There are two alternative methods for handling the party's stealth checks, but the rulebooks don't explicitly define which situations are eligible for these methods, so it's up to the DM to decide which, if either, of these can be applied for stealth checks. But since, without using them, any PC that fails to be stealthy spoils the chance for surprising the enemy, either one would be an improvement over a group of PCs in which one or more make no efforts to be stealthy. Both of these are described on page 175 of the PHB:

  • Working Together:

    Sometimes two or more characters team up to attempt a task.
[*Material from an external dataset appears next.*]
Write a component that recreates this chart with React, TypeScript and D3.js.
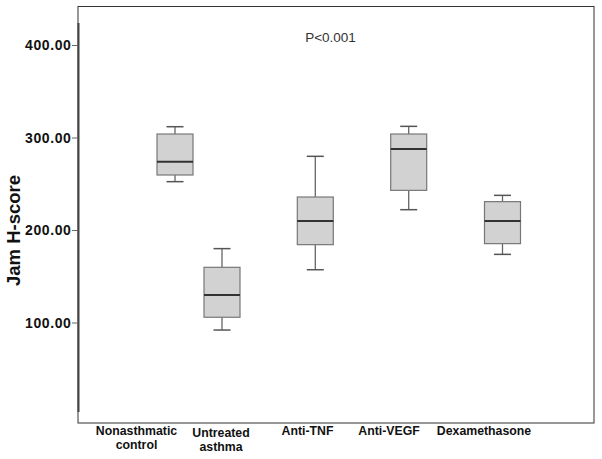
import React from "react";
import * as d3 from "d3";

const categories = ["Nonasthmatic control", "Untreated asthma", "Anti-TNF", "Anti-VEGF", "Dexamethasone"];
const labelLines = [["Nonasthmatic", "control"], ["Untreated", "asthma"], ["Anti-TNF"], ["Anti-VEGF"], ["Dexamethasone"]];
const whiskerLow = [252.8, 92.4, 157.6, 222.5, 174.2];
const q1 = [260, 106.2, 184.7, 243.4, 185.8];
const medians = [274.4, 130.3, 210.3, 288.1, 210.3];
const q3 = [304.3, 160.2, 236.2, 304.3, 231.2];
const whiskerHigh = [312.2, 180.4, 280.2, 312.6, 238];
const yTicks = [100, 200, 300, 400];
const yTitle = "Jam H-score";
const annotation = "P<0.001";

export default function App() {
  const W = 602, H = 459;
  const y = d3.scaleLinear().domain([100, 400]).range([323, 45.5]);
  const xBox = d3.scaleOrdinal<string, number>().domain(categories).range([175, 222, 315.3, 408.7, 502.5]);
  const xLab = d3.scaleOrdinal<string, number>().domain(categories).range([136.5, 221, 307.5, 389, 484]);
  const boxW = 36;
  const capW = 17;
  const font = "'Liberation Sans', Arial, Helvetica, sans-serif";
  return (
    <svg width={W} height={H} style={{ position: "absolute", left: 0, top: 0, background: "#fff" }}>
      {/* frame */}
      <rect x={78} y={6.5} width={516} height={416.5} fill="none" stroke="#333" strokeWidth={1} />
      {/* y axis line */}
      <line x1={78.5} x2={78.5} y1={23} y2={412} stroke="#444" strokeWidth={2} />
      {yTicks.map((t) => (
        <g key={t}>
          <line x1={72} x2={78} y1={y(t)} y2={y(t)} stroke="#666" strokeWidth={1} />
          <text x={71.5} y={y(t)} dy="0.35em" textAnchor="end" fontFamily={font} fontWeight="bold" fontSize={14} letterSpacing={0.6} fill="#111">
            {d3.format(".2f")(t)}
          </text>
        </g>
      ))}
      <text transform={`translate(20,230.5) rotate(-90)`} textAnchor="middle" fontFamily={font} fontWeight="bold" fontSize={18.5} fill="#111">
        {yTitle}
      </text>
      <text x={330.5} y={41.7} textAnchor="middle" fontFamily={font} fontSize={13.5} fill="#333">
        {annotation}
      </text>
      {categories.map((c, i) => {
        const cx = xBox(c);
        return (
          <g key={c}>
            <line x1={cx} x2={cx} y1={y(whiskerHigh[i])} y2={y(q3[i])} stroke="#666" strokeWidth={1.3} />
            <line x1={cx} x2={cx} y1={y(q1[i])} y2={y(whiskerLow[i])} stroke="#666" strokeWidth={1.3} />
            <line x1={cx - capW / 2} x2={cx + capW / 2} y1={y(whiskerHigh[i])} y2={y(whiskerHigh[i])} stroke="#555" strokeWidth={1.5} />
            <line x1={cx - capW / 2} x2={cx + capW / 2} y1={y(whiskerLow[i])} y2={y(whiskerLow[i])} stroke="#555" strokeWidth={1.5} />
            <rect x={cx - boxW / 2} y={y(q3[i])} width={boxW} height={y(q1[i]) - y(q3[i])} fill="#d2d2d2" stroke="#777" strokeWidth={1.2} />
            <line x1={cx - boxW / 2} x2={cx + boxW / 2} y1={y(medians[i])} y2={y(medians[i])} stroke="#333" strokeWidth={2} />
          </g>
        );
      })}
      {categories.map((c, i) =>
        labelLines[i].map((l, j) => (
          <text key={c + j} x={xLab(c)} y={(i === 0 ? 435 : i === 1 ? 437 : 435) + j * 14} textAnchor="middle" fontFamily={font} fontWeight="bold" fontSize={12.3} fill="#111">
            {l}
          </text>
        ))
      )}
    </svg>
  );
}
The character who’s leading the effort—or the one with the highest ability modifier—can make an ability check with advantage, reflecting the help provided by the other characters. [...]a character can help only when two or more individuals working together would actually be productive.

    (Personally, I don't consider this one applicable to stealth checks.)

  • Group Checks:

    When a number of individuals are trying to accomplish something as a group, the DM might ask for a group ability check. In such a situation, the characters who are skilled at a particular task help cover those who aren't. To make a group ability check, everyone in the group makes the ability check. If at least half the group succeeds, the whole group succeeds. Otherwise, the group fails. Group checks don’t come up very often, and they’re most useful when all the characters succeed or fail as a group.

In lieu of either of those options, a party that wishes to avoid ambushes should at least do one of these two things:

  • Have the stealthy Rogue scout a bit ahead of the Fighter and Wizard.

  • Have the Fighter and Wizard make stealth checks, even if they do have poor modifiers.

By staying close to the Rogue and making no attempt whatsoever to be quiet, the Fighter and Wizard completely nullify any such efforts on the Rogue's part.


You are surprised if you don't notice a threat

The rules for surprise state that you only have to notice a threat in order to not be surprised:

Any character or monster that doesn't notice a threat is surprised at the start of the encounter.

If you have successfully hidden, then you are undetected

Even if a monster notices someone else in your party, if they have not beaten your Stealth check with their Perception check, then you remain hiding:

Until you are discovered or you stop hiding, that check's total is contested by the Wisdom (Perception) check of any creature that actively searches for signs of your presence.

Example 1

A stealthy rogue rolls a 20 on their Stealth check. The rest of the group is not stealthy. The group encounter 4 goblins with passive Perception 13, the goblins cannot detect the rogue, but they can plainly see the fighter and wizard.

  • The goblins are not surprised since they can detect the fighter and wizard.
  • The rogue, fighter, and wizard are not surprised since they can detect the goblins.
  • The rogue remains hidden - unseen, unheard, and unlocated, and unless the goblins already know that the party contains 3 members, then they are completely unaware of the rogue.

What would be a better plan for the party? Have the rogue scout ahead to locate enemies and initiate combat.

Example 2

The same two groups, but this time two goblins rolled 20 on their Stealth.

  • The goblins are not surprised since they can detect the fighter and wizard.
  • The rogue, fighter, and wizard are not surprised since they can detect 2 of the goblins.
  • The rogue remains hidden - unseen, unheard, unlocated, and unless the goblins already know that the party contains 3 members, then they are completely unaware of the rogue.
  • The 2 stealthy goblins remain hidden - unseen, unheard, and unlocated, and unless the party already know that there are 4 goblins, then they are completely unaware of the 2 hidden goblins.

Example 3

The same two groups, the rogue rolls 20 on their Stealth check and the rest of the group is not stealthy. The rest of the party stay out of range, while the rogue starts the fight.

  • The goblins are surprised since only the rogue is fighting, and the rogue's Stealth roll was too high.
  • The rogue is not surprised since they can detect the goblins.
  • The rogue is hidden - unseen, unheard, and unlocated, until they do something to reveal themselves.
  • The rest of the party remain unknown to the goblins until they enter the fight.